Turns out she had been close by all along.
* * * * *
Neville had known Tanya Legacy since he became friends with her parents. Twelve years younger than he, she was about 12 when they first met. She would help him when he visited; he was more like an uncle.
She gave birth to the twins, but never married their father. Taken with Neville's caring manner — "It was like everybody was family to him," she said — she broached the subject of dating, but Neville told her that if she was still single at 30, he would consider it.
"I told her I wanted her to find a normal life," Neville said. "It was somewhat a joke, but somewhat serious to me."
He was always part of the twins' lives; there's a photo of him visiting them in the hospital when they were born. Years passed. Tanya turned 30. They started dating.

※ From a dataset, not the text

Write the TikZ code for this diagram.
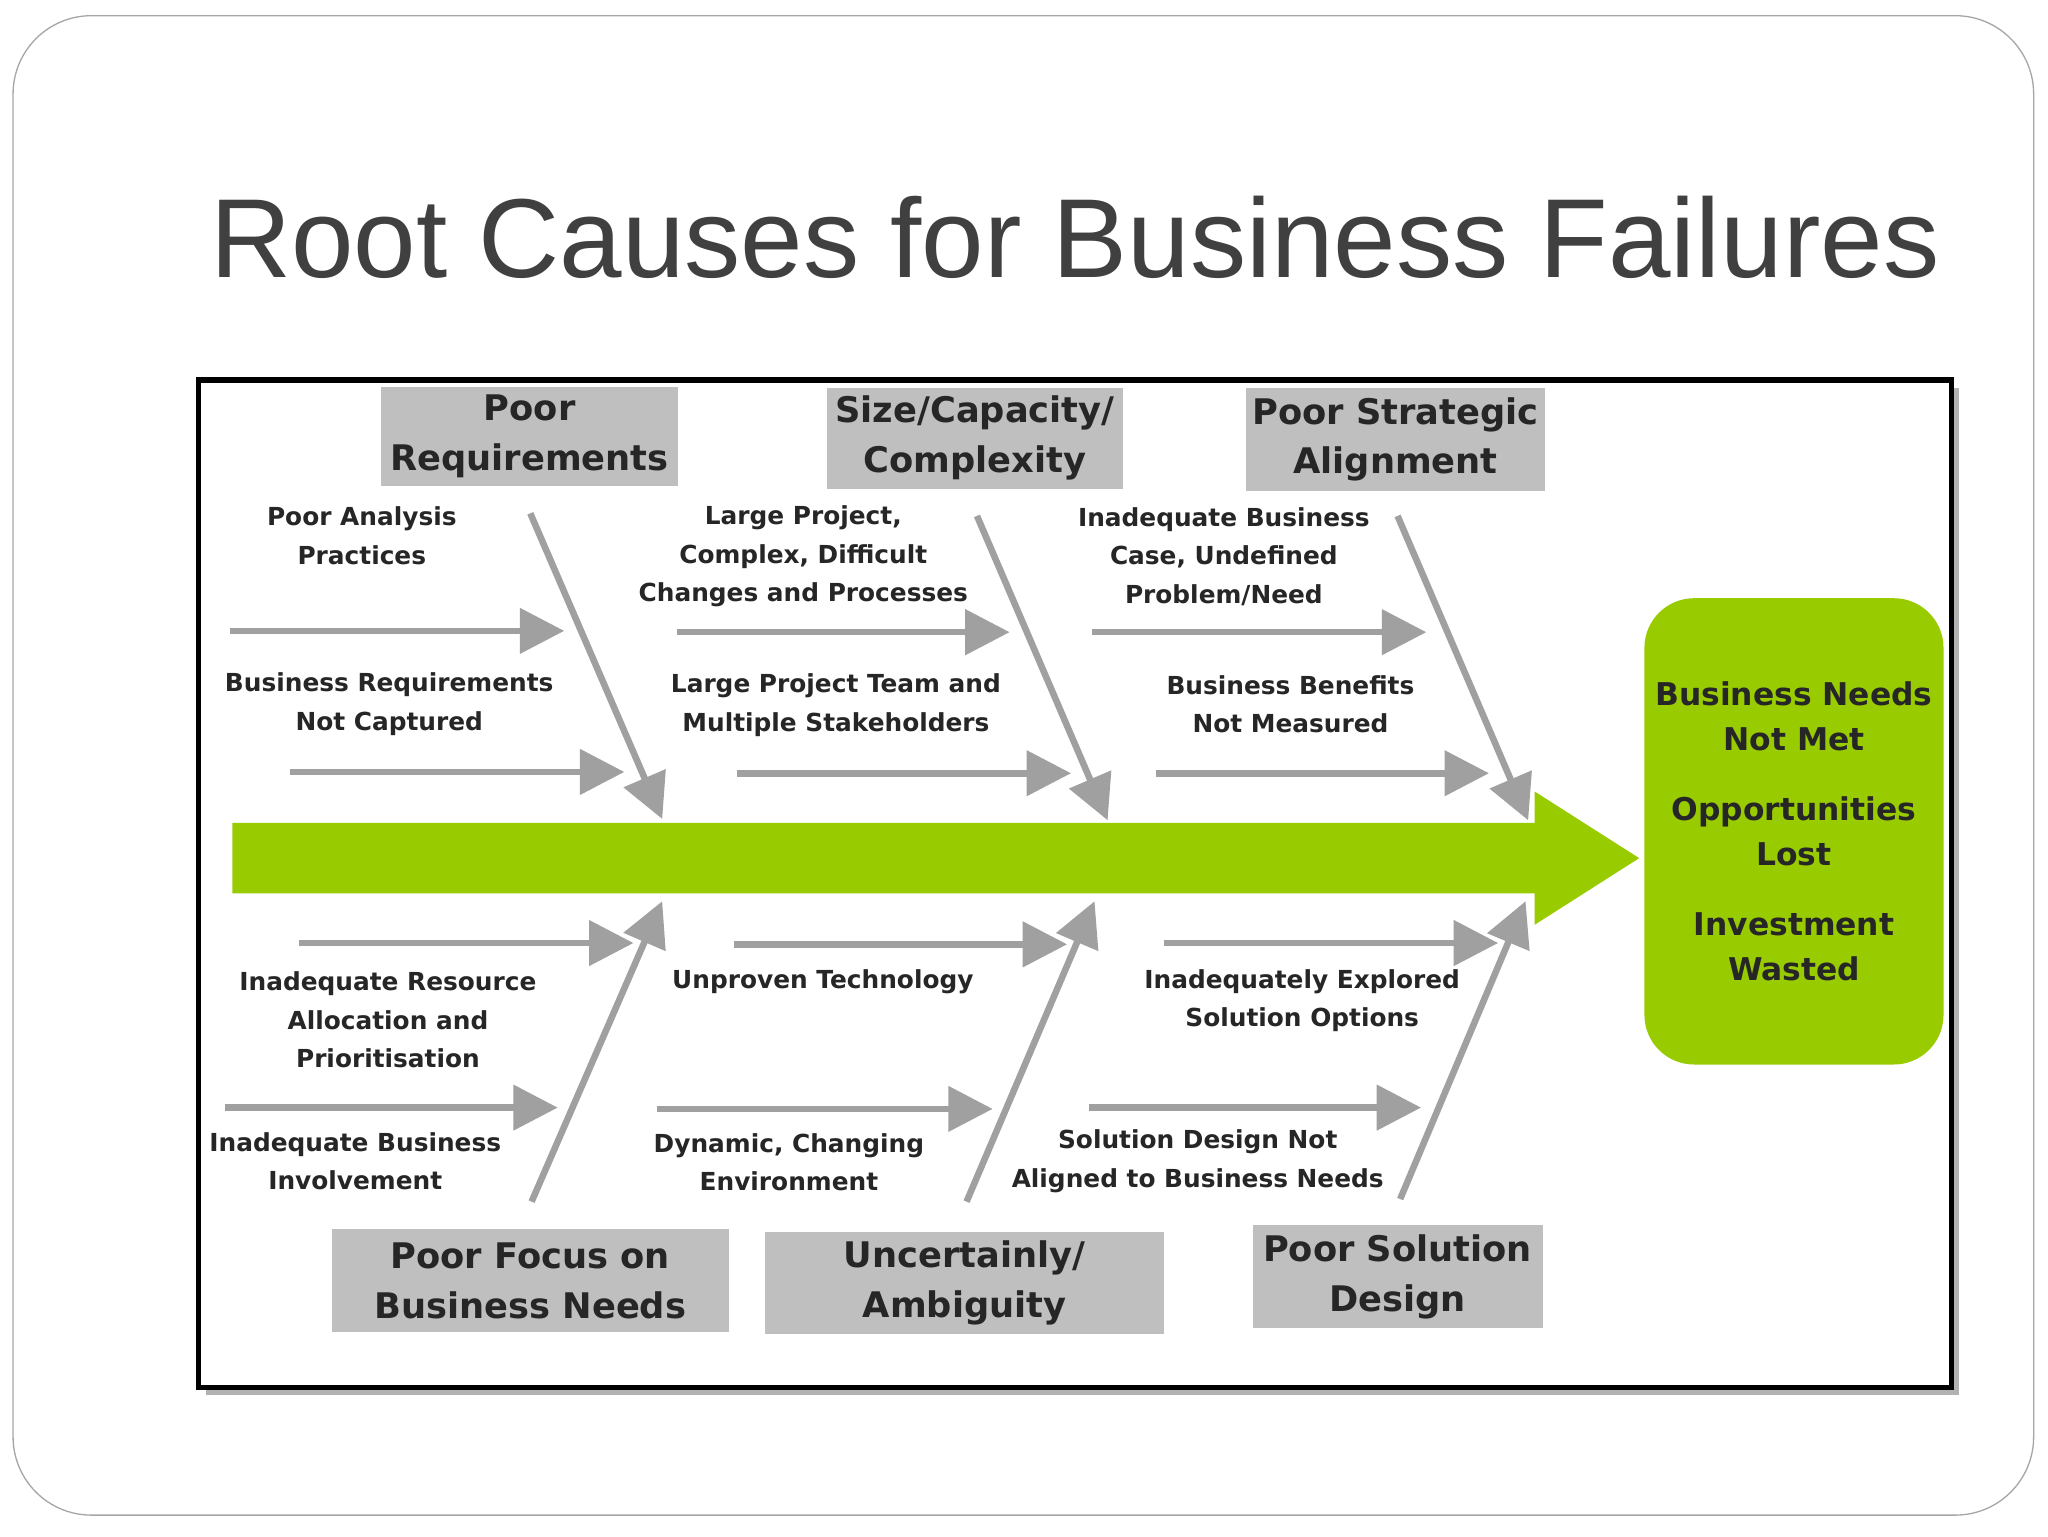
\documentclass[tikz,border=0pt]{standalone}
\usepackage{fontspec}
\setmainfont{DejaVu Sans}
\newfontfamily\titlefont{Liberation Sans}
\usetikzlibrary{arrows.meta}
\definecolor{fishgreen}{HTML}{99CC00}
\definecolor{catgray}{HTML}{BFBFBF}
\definecolor{arrgray}{HTML}{A0A0A0}
\tikzset{
  cat/.style={fill=catgray,draw=none,inner sep=0pt,align=center,font=\bfseries\fontsize{27}{38}\selectfont,text=black!85},
  lbl/.style={align=center,inner sep=0pt,font=\bfseries\fontsize{19}{29.5}\selectfont,text=black!85},
  bone/.style={draw=arrgray,line width=5pt,-{Triangle[length=34pt,width=34pt]}},
}
\begin{document}
\begin{tikzpicture}[x=1pt,y=-1pt]
\useasboundingbox (0,0) rectangle (1568,1176);
\fill[white] (0,0) rectangle (1568,1176);
\draw[gray!70,line width=1pt,rounded corners=60pt] (10,12) rectangle (1557,1160);
\node[font=\titlefont\fontsize{86}{90}\selectfont,text=black!75] (title) at (823,182) {Root Causes for Business Failures};
% frame
\fill[gray!60] (158,297) rectangle (1500,1068);
\draw[black,line width=4pt,fill=white] (152,291) rectangle (1494,1062);
% spine
\fill[fishgreen] (178,630) -- (1175,630) -- (1175,606) -- (1255,657) -- (1175,708) -- (1175,684) -- (178,684) -- cycle;
\coordinate (head) at (1255,657);
% effect box
\node[fill=fishgreen,rounded corners=38pt,minimum width=229pt,minimum height=357pt,inner sep=0pt] (eff) at (1373.5,636.5) {};
\node[align=center,font=\bfseries\fontsize{24}{35}\selectfont,text=black!85] (effT) at (1373.5,636.5) {Business Needs\\Not Met\\[18pt]Opportunities\\Lost\\[18pt]Investment\\Wasted};
% categories
\node[cat,minimum width=227pt,minimum height=76pt] (c1) at (405.5,334) {Poor\\Requirements};
\node[cat,minimum width=227pt,minimum height=77pt] (c2) at (746.5,335.5) {Size/Capacity/\\Complexity};
\node[cat,minimum width=229pt,minimum height=79pt] (c3) at (1068.5,336.5) {Poor Strategic\\Alignment};
\node[cat,minimum width=304pt,minimum height=79pt] (c4) at (406,980.5) {Poor Focus on\\Business Needs};
\node[cat,minimum width=305pt,minimum height=78pt] (c5) at (738.5,982) {Uncertainly/\\Ambiguity};
\node[cat,minimum width=222pt,minimum height=79pt] (c6) at (1070,977.5) {Poor Solution\\Design};
% diagonal bones
\coordinate (d1s) at (406,393); \coordinate (d1e) at (507,627);
\coordinate (d2s) at (748,395); \coordinate (d2e) at (848,628);
\coordinate (d3s) at (1070,395); \coordinate (d3e) at (1170,628);
\coordinate (d4s) at (407,920); \coordinate (d4e) at (507,690);
\coordinate (d5s) at (740,920); \coordinate (d5e) at (838,690);
\coordinate (d6s) at (1072,918); \coordinate (d6e) at (1168,690);
\foreach \i in {1,...,6} {\draw[bone] (d\i s) -- (d\i e);}
% horizontal bones
\coordinate (h1s) at (176,483); \coordinate (h1e) at (432,483);
\coordinate (h2s) at (518,484); \coordinate (h2e) at (773,484);
\coordinate (h3s) at (836,484); \coordinate (h3e) at (1092,484);
\coordinate (h4s) at (222,591); \coordinate (h4e) at (478,591);
\coordinate (h5s) at (564,592); \coordinate (h5e) at (820,592);
\coordinate (h6s) at (885,592); \coordinate (h6e) at (1140,592);
\coordinate (h7s) at (229,722); \coordinate (h7e) at (485,722);
\coordinate (h8s) at (562,723); \coordinate (h8e) at (817,723);
\coordinate (h9s) at (891,722); \coordinate (h9e) at (1147,722);
\coordinate (h10s) at (172,848); \coordinate (h10e) at (427,848);
\coordinate (h11s) at (503,849); \coordinate (h11e) at (760,849);
\coordinate (h12s) at (834,848); \coordinate (h12e) at (1088,848);
\foreach \i in {1,...,12} {\draw[bone] (h\i s) -- (h\i e);}
% labels
\node[lbl] (l1) at (277,410) {Poor Analysis\\Practices};
\node[lbl] (l2) at (615,426) {Large Project,\\Complex, Difficult\\Changes and Processes};
\node[lbl] (l3) at (937,426) {Inadequate Business\\Case, Undefined\\Problem/Need};
\node[lbl] (l4) at (298,539) {Business Requirements\\Not Captured};
\node[lbl] (l5) at (640,540) {Large Project Team and\\Multiple Stakeholders};
\node[lbl] (l6) at (988,539) {Business Benefits\\Not Measured};
\node[lbl] (l7) at (297,781) {Inadequate Resource\\Allocation and\\Prioritisation};
\node[lbl] (l8) at (630,752) {Unproven Technology};
\node[lbl] (l9) at (997,766) {Inadequately Explored\\Solution Options};
\node[lbl] (l10) at (272,889) {Inadequate Business\\Involvement};
\node[lbl] (l11) at (604,890) {Dynamic, Changing\\Environment};
\node[lbl] (l12) at (917,889) {Solution Design Not\\Aligned to Business Needs};
\end{tikzpicture}
\end{document}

The boys weren't aware of it at first — Bryant and Tanya kept it quiet in case things didn't work out — but they must have known something. One December, when he was about 5, Zachary announced to his mother that he wanted a dad for Christmas. Tanya asked if he had anyone in mind.
So the boys have their dad, and Neville has his family, although his approach to fatherhood requires a certain creativity. With the older boys, Neville said the biggest challenge is not being able to teach the finer points of sports, especially baseball. He has the knowledge but not the wherewithal to demonstrate.
"So often I do not feel handicapped," he said, "but then I feel very disabled."
Fortunately, he can count on his father and father-in-law to stand in for him.
With the baby, the best times are when Kenneth is placed on the tray of Neville's chair, and he puts his head on his dad's arm or shoulder. It's the closest Neville comes to holding his son.
Many of us take for granted being able to sweep our children into our arms. Neville has to, as he says, "pick and choose my opportunities."
That's how a lot of his life goes, having to rely on the goodness of others for his most basic needs. He and Tanya and the boys live next door to Bryant's parents and across the street from Tanya's. Everyone has a role in this intricate web of love and support, whether it's Neville's father-in-law getting him out of bed each morning and sharing a cup of coffee with him, or the twins washing their dad's hair or brushing his teeth before going to school.
The linchpin of it all is Tanya.
"God found me my perfect match, and I love her more than words can express," Neville said. "I am certainly nothing special, but I sure have special all around me."